Data extract ::
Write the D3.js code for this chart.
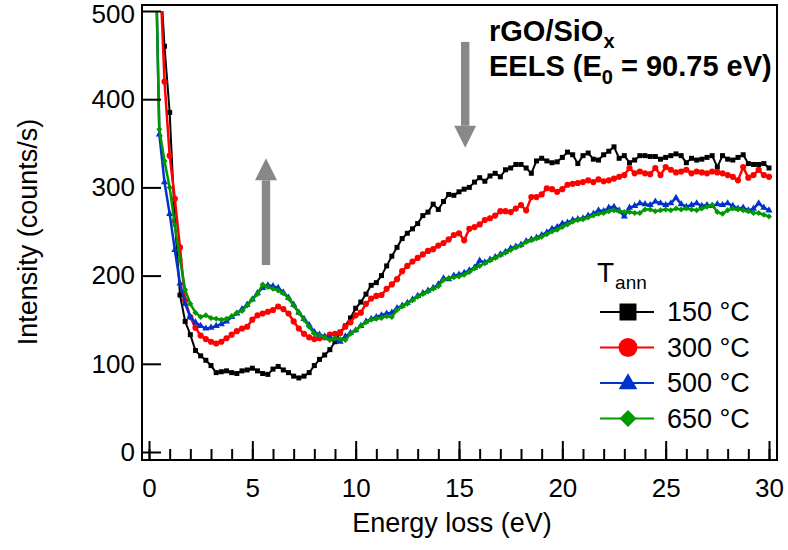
<!DOCTYPE html>
<html>
<head>
<meta charset="utf-8">
<script src="https://cdn.jsdelivr.net/npm/d3@7"></script>
<style>
  body { margin: 0; background: #fff; }
  svg { display: block; }
  text { font-family: 'Liberation Sans', Arial, sans-serif; fill: #000; }
</style>
</head>
<body>
<div id="chart"></div>
<script>
// Energy loss grid (eV)
const energy = [
  0.25, 0.5, 0.75, 1, 1.25, 1.5, 1.75, 2, 2.25, 2.5,
  2.75, 3, 3.25, 3.5, 3.75, 4, 4.25, 4.5, 4.75, 5,
  5.25, 5.5, 5.75, 6, 6.25, 6.5, 6.75, 7, 7.25, 7.5,
  7.75, 8, 8.25, 8.5, 8.75, 9, 9.25, 9.5, 9.75, 10,
  10.25, 10.5, 10.75, 11, 11.25, 11.5, 11.75, 12, 12.25, 12.5,
  12.75, 13, 13.25, 13.5, 13.75, 14, 14.25, 14.5, 14.75, 15,
  15.25, 15.5, 15.75, 16, 16.25, 16.5, 16.75, 17, 17.25, 17.5,
  17.75, 18, 18.25, 18.5, 18.75, 19, 19.25, 19.5, 19.75, 20,
  20.25, 20.5, 20.75, 21, 21.25, 21.5, 21.75, 22, 22.25, 22.5,
  22.75, 23, 23.25, 23.5, 23.75, 24, 24.25, 24.5, 24.75, 25,
  25.25, 25.5, 25.75, 26, 26.25, 26.5, 26.75, 27, 27.25, 27.5,
  27.75, 28, 28.25, 28.5, 28.75, 29, 29.25, 29.5, 29.75, 30
];

// Intensity (counts/s) for each annealing temperature
const t150 = [
  720, 560, 460, 385, 262, 178, 148, 133, 115, 109,
  104, 98, 90, 91, 92, 90, 89, 92, 93, 95,
  92, 89, 88, 94, 97, 93, 90, 86, 84, 86,
  90, 98, 105, 110, 116, 125, 136, 143, 152, 163,
  170, 179, 189, 192, 200, 211, 222, 232, 242, 248,
  253, 259, 268, 272, 281, 275, 284, 292, 291, 295,
  298, 300, 306, 311, 307, 313, 316, 312, 320, 322,
  326, 326, 322, 316, 330, 333, 330, 328, 329, 334,
  340, 337, 327, 336, 339, 332, 331, 337, 341, 346,
  333, 336, 328, 331, 336, 336, 335, 335, 332, 334,
  336, 338, 336, 328, 333, 331, 332, 334, 336, 323,
  336, 332, 331, 334, 337, 327, 326, 326, 327, 322
];
const t300 = [
  700, 563, 420, 336, 287, 232, 172, 153, 141, 132,
  128, 125, 123, 125, 129, 133, 137, 140, 142, 150,
  155, 157, 159, 161, 165, 162, 157, 148, 140, 134,
  130, 128, 129, 130, 133, 134, 135, 142, 147, 155,
  158, 168, 174, 177, 178, 185, 190, 196, 205, 211,
  216, 220, 224, 228, 230, 234, 237, 241, 246, 248,
  240, 253, 255, 258, 263, 265, 268, 273, 273, 272,
  276, 280, 274, 289, 289, 292, 299, 298, 295, 298,
  303, 304, 305, 306, 308, 306, 309, 307, 308, 310,
  312, 314, 322, 316, 318, 316, 315, 322, 314, 323,
  320, 317, 318, 320, 316, 318, 317, 316, 318, 317,
  316, 314, 312, 308, 323, 311, 314, 320, 314, 312
];
const t500 = [
  650, 360, 306, 270, 229, 191, 168, 153, 147, 143,
  140, 141, 143, 145, 148, 153, 157, 162, 167, 173,
  180, 186, 189, 188, 186, 181, 175, 167, 158, 151,
  144, 136, 133, 131, 129, 128, 125, 131, 135, 138,
  143, 148, 151, 153, 155, 157, 158, 163, 166, 169,
  173, 177, 180, 183, 186, 190, 197, 196, 200, 201,
  203, 206, 209, 217, 215, 218, 221, 224, 227, 231,
  233, 235, 239, 241, 243, 246, 249, 253, 255, 259,
  260, 263, 264, 265, 268, 270, 274, 273, 277, 278,
  274, 267, 277, 279, 282, 281, 280, 284, 282, 280,
  282, 288, 281, 278, 280, 282, 279, 280, 279, 281,
  280, 282, 279, 276, 277, 274, 276, 282, 277, 274
];
const t650 = [
  640, 366, 330, 300, 257, 218, 184, 168, 158, 153,
  155, 152, 151, 150, 151, 154, 158, 160, 166, 173,
  179, 190, 187, 185, 183, 180, 174, 166, 158, 150,
  142, 134, 132, 130, 127, 129, 128, 127, 134, 138,
  143, 147, 150, 151, 152, 154, 153, 161, 165, 168,
  172, 176, 179, 182, 185, 188, 195, 197, 198, 199,
  201, 204, 208, 211, 214, 217, 220, 223, 226, 229,
  232, 234, 238, 240, 242, 244, 247, 250, 252, 255,
  258, 261, 263, 264, 266, 268, 270, 271, 273, 274,
  273, 272, 272, 271, 271, 275, 275, 273, 274, 275,
  274, 276, 275, 276, 275, 274, 276, 278, 280, 272,
  270, 274, 276, 275, 274, 273, 271, 271, 269, 267
];

const seriesLabels = ['150 °C', '300 °C', '500 °C', '650 °C'];
const xTicks = [0, 5, 10, 15, 20, 25, 30];
const xMinorTicks = d3.range(0, 31, 1);
const yTicks = [0, 100, 200, 300, 400, 500];

// Arrows: [energy, start intensity, tip intensity]
const arrows = [[5.66, 212, 333], [15.3, 465, 345]];

const series = [
  { label: seriesLabels[0], values: t150, color: '#000000', shape: 'square',   lw: 2 },
  { label: seriesLabels[1], values: t300, color: '#ff0000', shape: 'circle',   lw: 2.5 },
  { label: seriesLabels[2], values: t500, color: '#0033cc', shape: 'triangle', lw: 2.5 },
  { label: seriesLabels[3], values: t650, color: '#009900', shape: 'diamond',  lw: 2.5 }
];

const width = 788, height = 550;
const frame = { left: 142, top: 5, right: 777, bottom: 460 };

const x = d3.scaleLinear().domain([0, 30]).range([149, 769]);
const y = d3.scaleLinear().domain([0, 500]).range([452, 11]);

const svg = d3.select('#chart').append('svg')
  .attr('width', width).attr('height', height);

svg.append('defs').append('clipPath').attr('id', 'plot-clip')
  .append('rect')
  .attr('x', frame.left).attr('y', y(500))
  .attr('width', frame.right - frame.left)
  .attr('height', frame.bottom - y(500));

function symbolPath(shape, big) {
  if (shape === 'square') return d3.symbol(d3.symbolSquare, big ? 289 : 25)();
  if (shape === 'circle') return d3.symbol(d3.symbolCircle, big ? 283 : 30)();
  if (shape === 'triangle') return d3.symbol(d3.symbolTriangle, big ? 150 : 22)();
  return d3.symbol(d3.symbolSquare, big ? 144 : 18)();
}

// Curves
const plot = svg.append('g').attr('clip-path', 'url(#plot-clip)');
const line = d3.line().x((d, i) => x(energy[i])).y(d => y(d));

series.forEach(s => {
  const g = plot.append('g');
  g.append('path')
    .attr('d', line(s.values))
    .attr('fill', 'none')
    .attr('stroke', s.color)
    .attr('stroke-width', s.lw)
    .attr('stroke-linejoin', 'round');
  g.selectAll('path.m')
    .data(s.values)
    .join('path')
    .attr('class', 'm')
    .attr('d', symbolPath(s.shape, false))
    .attr('transform', (d, i) => `translate(${x(energy[i])},${y(d)})` + (s.shape === 'diamond' ? ' rotate(45)' : ''))
    .attr('fill', s.color);
});

// Frame
svg.append('rect')
  .attr('x', frame.left).attr('y', frame.top)
  .attr('width', frame.right - frame.left)
  .attr('height', frame.bottom - frame.top)
  .attr('fill', 'none').attr('stroke', '#000').attr('stroke-width', 2);

// X axis
const xMinor = svg.append('g')
  .attr('transform', `translate(0,${frame.bottom})`)
  .call(d3.axisBottom(x).tickValues(xMinorTicks).tickSize(-11).tickFormat(''));
const xMajor = svg.append('g')
  .attr('transform', `translate(0,${frame.bottom})`)
  .call(d3.axisBottom(x).tickValues(xTicks).tickSize(-19).tickPadding(19));
// Y axis
const yAxis = svg.append('g')
  .attr('transform', `translate(${frame.left},0)`)
  .call(d3.axisLeft(y).tickValues(yTicks).tickSize(-19).tickPadding(7));

[xMinor, xMajor, yAxis].forEach(a => {
  a.select('.domain').remove();
  a.selectAll('line').attr('stroke', '#000').attr('stroke-width', 2);
  a.selectAll('text').style('font-size', '26px').attr('fill', '#000')
    .style('font-family', "'Liberation Sans', Arial, sans-serif");
});
// keep the top label inside the picture
yAxis.selectAll('text').filter(d => d === 500).attr('dy', '0.45em');

// Axis titles
svg.append('text')
  .attr('x', 452).attr('y', 532)
  .attr('text-anchor', 'middle')
  .style('font-size', '27px')
  .text('Energy loss (eV)');
svg.append('text')
  .attr('transform', 'translate(37,232) rotate(-90)')
  .attr('text-anchor', 'middle')
  .style('font-size', '27px')
  .text('Intensity (counts/s)');

// Arrows
arrows.forEach(([e, v0, v1]) => {
  const px = x(e), py0 = y(v0), py1 = y(v1);
  const dir = py1 < py0 ? -1 : 1;
  const headLen = 22, headHalf = 11, shaftHalf = 4.2;
  const pyBase = py1 - dir * headLen;
  svg.append('rect')
    .attr('x', px - shaftHalf)
    .attr('y', Math.min(py0, pyBase))
    .attr('width', shaftHalf * 2)
    .attr('height', Math.abs(pyBase - py0))
    .attr('fill', '#888888');
  svg.append('path')
    .attr('d', `M${px - headHalf},${pyBase}L${px + headHalf},${pyBase}L${px},${py1}Z`)
    .attr('fill', '#888888');
});

// Sample annotation
const note = svg.append('g').style('font-weight', 'bold').style('font-size', '29px');
const n1 = note.append('text').attr('x', 489).attr('y', 41);
n1.append('tspan').text('rGO/SiO');
n1.append('tspan').attr('dy', 7).style('font-size', '20px').text('x');
const n2 = note.append('text').attr('x', 489).attr('y', 76);
n2.append('tspan').text('EELS (E');
n2.append('tspan').attr('dy', 8).style('font-size', '20px').text('0');
n2.append('tspan').attr('dy', -8).text(' = 90.75 eV)');

// Legend
const legend = svg.append('g');
const lt = legend.append('text').attr('x', 597).attr('y', 282).style('font-size', '28px');
lt.append('tspan').text('T');
lt.append('tspan').attr('dx', 1).attr('dy', 7).style('font-size', '19px').text('ann');

const rowY = [312, 347.5, 383, 418.5];
series.forEach((s, i) => {
  const ry = rowY[i];
  legend.append('line')
    .attr('x1', 600).attr('x2', 654).attr('y1', ry).attr('y2', ry)
    .attr('stroke', s.color).attr('stroke-width', 2);
  legend.append('path')
    .attr('d', symbolPath(s.shape, true))
    .attr('transform', `translate(628,${ry + (s.shape === 'triangle' ? 1 : 0)})` + (s.shape === 'diamond' ? ' rotate(45)' : ''))
    .attr('fill', s.color);
  legend.append('text')
    .attr('x', 667).attr('y', ry + 9)
    .style('font-size', '27px')
    .text(s.label);
});
</script>
</body>
</html>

Instruction :: Pull out every line above that holds the word "chart".

Expected answer ::
Write the D3.js code for this chart.
<div id="chart"></div>
const svg = d3.select('#chart').append('svg')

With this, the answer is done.